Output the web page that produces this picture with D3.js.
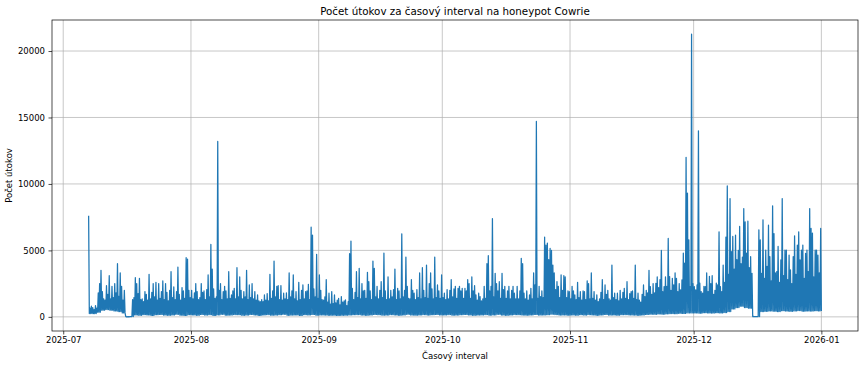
<!DOCTYPE html>
<html>
<head>
<meta charset="utf-8">
<script src="https://cdn.jsdelivr.net/npm/d3@7"></script>
<style>
  body { margin: 0; background: #fff; }
  text { font-family: "DejaVu Sans", sans-serif; fill: #000; }
</style>
</head>
<body>
<svg id="chart" width="864" height="366"></svg>
<script>
// ---- DATA (attacks per 4-hour interval; per day: three peak readings and one trough reading) ----
const chartTitle = "Počet útokov za časový interval na honeypot Cowrie";
const xLabel = "Časový interval";
const yLabel = "Počet útokov";
const firstSample = "2025-07-07T04:00:00Z";
const sampleHours = 4;

const julPeaks = [7600,650,800, 700,550,850, 650,1800,2500, 3500,1900,1350, 1250,2350,1700, 3100,1350,2300,
  1450,2500,1800, 4000,1550,3300, 2300,1250,2000, 30,10,10, 10,20,1300, 1450,2950,2500, 1750,2900,1300,
  1350,1150,1900, 1700,1250,3200, 1350,1850,2500, 1500,2600,1250, 2500,1400,1900, 2700,1300,2500,
  1850,1200,2000, 3400,1450,2250, 1300,1900,3750, 1700,1250,2200, 1950,1400,4450, 4350,2000,1450];
const julLows = [250,250,350,500,550,500,450,400,300,0,20,150,120,170,150,110,160,180,140,120,150,190,130,110,160];

const augPeaks = [2000,1350,1800, 2500,1900,1300, 1450,2500,1850, 1950,1300,2050, 3150,1500,5450, 3600,2100,1400,
  1500,13200,2000, 2500,1300,1900, 2300,1950,1350, 3400,1400,1650, 1950,2150,1350, 3700,1500,3000,
  2000,1350,1900, 1500,3500,1300, 2400,1450,2500, 1350,1900,1250, 1650,1200,1150, 1300,1150,1650,
  1250,1750,1200, 3200,1400,1950, 4200,1500,2300, 2350,1300,2350, 1250,1780,1350, 1800,1300,3300,
  1500,1950,3150, 1350,1900,1200, 2600,1300,2000, 2400,1350,1900, 1950,2450,1300, 6750,6150,2100,
  1500,4700,1400];
const augLows = [150,120,180,140,160,110,150,190,130,140,170,160,120,140,180,150,110,150,170,130,140,160,190,120,140,150,110,160,150,180,130];

const sepPeaks = [3150,2000,1300, 1250,1500,2800, 1100,1780,950, 1900,1000,1650, 1050,1250,1400, 900,1530,1100,
  1200,1280,850, 1150,4750,5700, 2150,1300,1850, 3400,1450,3650, 1350,2500,1950, 2000,1400,3350,
  2650,1950,1300, 4200,3650,1500, 2300,1350,2000, 2650,1450,4800, 1950,1300,3000, 1350,2000,1500,
  2050,3600,1300, 2150,1950,1350, 6250,1500,2000, 4500,2300,1400, 1350,2800,2000, 1780,1300,2050,
  1450,3300,1350, 3700,2000,1450, 3900,1400,2500, 3300,2100,1350, 4500,1450,2400, 1950,1400,3150];
const sepLows = [150,140,120,130,110,120,130,150,160,170,140,120,150,180,160,130,140,170,150,120,150,190,140,130,150,170,140,160,180,150];

const octPeaks = [1450,1780,1300, 2050,1350,2000, 2800,1500,2100, 2300,1400,2150, 2300,1950,2150, 1400,2150,1950,
  2800,2500,1400, 3000,1950,2350, 1650,1250,1780, 1530,1200,1350, 2300,1400,4000, 4600,1950,2300,
  7400,1500,3280, 2500,1950,2650, 1400,3280,2050, 2300,1400,1950, 2300,1350,2000, 2300,1780,1350,
  2300,1350,1950, 4400,4000,1780, 1350,1950,1250, 1650,2150,1350, 3300,2400,14700, 1400,2300,1530,
  1950,1450,6000, 5400,5550,4300, 5150,5000,3900, 3300,2050,2650, 2300,1450,3150, 2000,3100,3000,
  1450,1950,1900];
const octLows = [150,170,130,140,160,180,150,120,140,150,170,130,150,190,140,120,150,170,160,140,130,150,180,140,150,160,200,170,140,150,130];

const novPeaks = [1350,2300,1950, 1650,1300,2600, 1450,1900,1250, 1950,1900,1300, 2700,2500,1350, 3300,1400,1900,
  1250,1650,1150, 1350,1850,2800, 1300,2400,1700, 2000,1350,1250, 3900,1450,1780, 1300,1780,1200,
  2000,1350,1850, 2150,1400,2650, 1300,1750,1900, 1950,1400,3900, 1300,1780,1250, 1100,1700,2400,
  1530,2000,1800, 3500,2280,1700, 2500,1800,2520, 3000,2200,2800, 5000,1900,2280, 3000,2300,5900,
  3030,2000,2900, 2400,3300,2900, 1900,2500,2030, 2780,4800,4050, 12000,9300,5800, 2280,21270,2500];
const novLows = [150,130,160,140,170,150,120,150,180,140,150,130,160,170,150,140,120,150,180,200,190,220,200,230,250,240,270,260,300,300];

const decPeaks = [2280,2030,2400, 14000,2530,1900, 1780,2300,2280, 3300,1900,3050, 2500,3100,1700, 2000,2530,2400,
  6400,2280,1900, 3900,2600,6000, 9850,3200,8900, 4900,6050,3600, 6150,4300,5000, 6800,4000,4500,
  8150,7150,4800, 7200,3700,4530, 3280,30,10, 10,20,6550, 5800,3280,7300, 2900,5030,3800,
  6900,4530,2700, 8350,6270,3300, 3400,5300,2600, 4280,8900,3100, 5030,5030,2800, 4650,3530,2500,
  4530,6100,3200, 5400,6400,4280, 5030,5400,2900, 4780,5030,3400, 8150,6650,6300, 3000,5030,5030,
  4650,3300,6650];
const decLows = [300,280,320,300,290,310,300,320,400,600,700,800,700,650,20,20,400,420,450,430,400,460,440,420,450,470,430,450,440,460,450];

const xTickLabels = ["2025-07","2025-08","2025-09","2025-10","2025-11","2025-12","2026-01"];
const yTickValues = [0, 5000, 10000, 15000, 20000];

// ---- BUILD SERIES ----
const monthBlocks = [[julPeaks, julLows],[augPeaks, augLows],[sepPeaks, sepLows],[octPeaks, octLows],[novPeaks, novLows],[decPeaks, decLows]];
const values = [];
monthBlocks.forEach(([pk, lo]) => {
  lo.forEach((l, i) => { values.push(pk[3*i], l, pk[3*i+1], l, pk[3*i+2], l); });
});
const t0ms = Date.parse(firstSample);
const series = values.map((v, i) => ({ t: new Date(t0ms + i * sampleHours * 3600e3), v }));

// ---- LAYOUT ----
const svg = d3.select("#chart");
const plot = { left: 52, right: 858, top: 20, bottom: 331 };

const [tMin, tMax] = d3.extent(series, d => d.t);
const tPad = (tMax - tMin) * 0.05;
const x = d3.scaleUtc()
  .domain([new Date(+tMin - tPad), new Date(+tMax + tPad)])
  .range([plot.left, plot.right]);

const [vMin, vMax] = d3.extent(series, d => d.v);
const vPad = (vMax - vMin) * 0.05;
const y = d3.scaleLinear()
  .domain([vMin - vPad, vMax + vPad])
  .range([plot.bottom, plot.top]);

const parseMonth = d3.utcParse("%Y-%m");
const xTickDates = xTickLabels.map(parseMonth);

// grid
const grid = svg.append("g");
grid.selectAll("line.gx").data(xTickDates).join("line")
  .attr("x1", d => x(d)).attr("x2", d => x(d))
  .attr("y1", plot.top).attr("y2", plot.bottom)
  .attr("stroke", "#b0b0b0").attr("stroke-width", 0.7);
grid.selectAll("line.gy").data(yTickValues).join("line")
  .attr("x1", plot.left).attr("x2", plot.right)
  .attr("y1", d => y(d)).attr("y2", d => y(d))
  .attr("stroke", "#b0b0b0").attr("stroke-width", 0.7);

// data line
svg.append("defs").append("clipPath").attr("id", "clip")
  .append("rect").attr("x", plot.left).attr("y", plot.top)
  .attr("width", plot.right - plot.left).attr("height", plot.bottom - plot.top);

svg.append("path")
  .datum(series)
  .attr("clip-path", "url(#clip)")
  .attr("fill", "none")
  .attr("stroke", "#1f77b4")
  .attr("stroke-width", 1.25)
  .attr("stroke-linejoin", "round")
  .attr("d", d3.line().x(d => x(d.t)).y(d => y(d.v)));

// axes
const xAxis = svg.append("g")
  .attr("transform", `translate(0,${plot.bottom})`)
  .call(d3.axisBottom(x).tickValues(xTickDates).tickFormat((d, i) => xTickLabels[i])
    .tickSize(3.5).tickPadding(2.5).tickSizeOuter(0));
const yAxis = svg.append("g")
  .attr("transform", `translate(${plot.left},0)`)
  .call(d3.axisLeft(y).tickValues(yTickValues).tickFormat(d3.format("d"))
    .tickSize(3.5).tickPadding(3.5).tickSizeOuter(0));
[xAxis, yAxis].forEach(g => {
  g.select(".domain").remove();
  g.selectAll(".tick line").attr("stroke", "#000").attr("stroke-width", 0.7);
  g.selectAll(".tick text").attr("font-size", 8.5).attr("font-family", "DejaVu Sans").attr("fill", "#000");
});

// spines
svg.append("rect")
  .attr("x", plot.left).attr("y", plot.top)
  .attr("width", plot.right - plot.left).attr("height", plot.bottom - plot.top)
  .attr("fill", "none").attr("stroke", "#000").attr("stroke-width", 0.7);

// texts
svg.append("text")
  .attr("x", (plot.left + plot.right) / 2).attr("y", 15)
  .attr("text-anchor", "middle").attr("font-size", 10.3)
  .text(chartTitle);
svg.append("text")
  .attr("x", (plot.left + plot.right) / 2).attr("y", 358.5)
  .attr("text-anchor", "middle").attr("font-size", 8.5)
  .text(xLabel);
svg.append("text")
  .attr("transform", `translate(12,${(plot.top + plot.bottom) / 2}) rotate(-90)`)
  .attr("text-anchor", "middle").attr("font-size", 8.5)
  .text(yLabel);
</script>
</body>
</html>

________

=== TASK DETAILS ===
Copy nothing but the lines from the top of the data down to the line containing "const sampleHours = 4;", and leave the pictures out.

=== PROBLEM SOLUTION ===
Output the web page that produces this picture with D3.js.
<!DOCTYPE html>
<html>
<head>
<meta charset="utf-8">
<script src="https://cdn.jsdelivr.net/npm/d3@7"></script>
<style>
  body { margin: 0; background: #fff; }
  text { font-family: "DejaVu Sans", sans-serif; fill: #000; }
</style>
</head>
<body>
<svg id="chart" width="864" height="366"></svg>
<script>
// ---- DATA (attacks per 4-hour interval; per day: three peak readings and one trough reading) ----
const chartTitle = "Počet útokov za časový interval na honeypot Cowrie";
const xLabel = "Časový interval";
const yLabel = "Počet útokov";
const firstSample = "2025-07-07T04:00:00Z";
const sampleHours = 4;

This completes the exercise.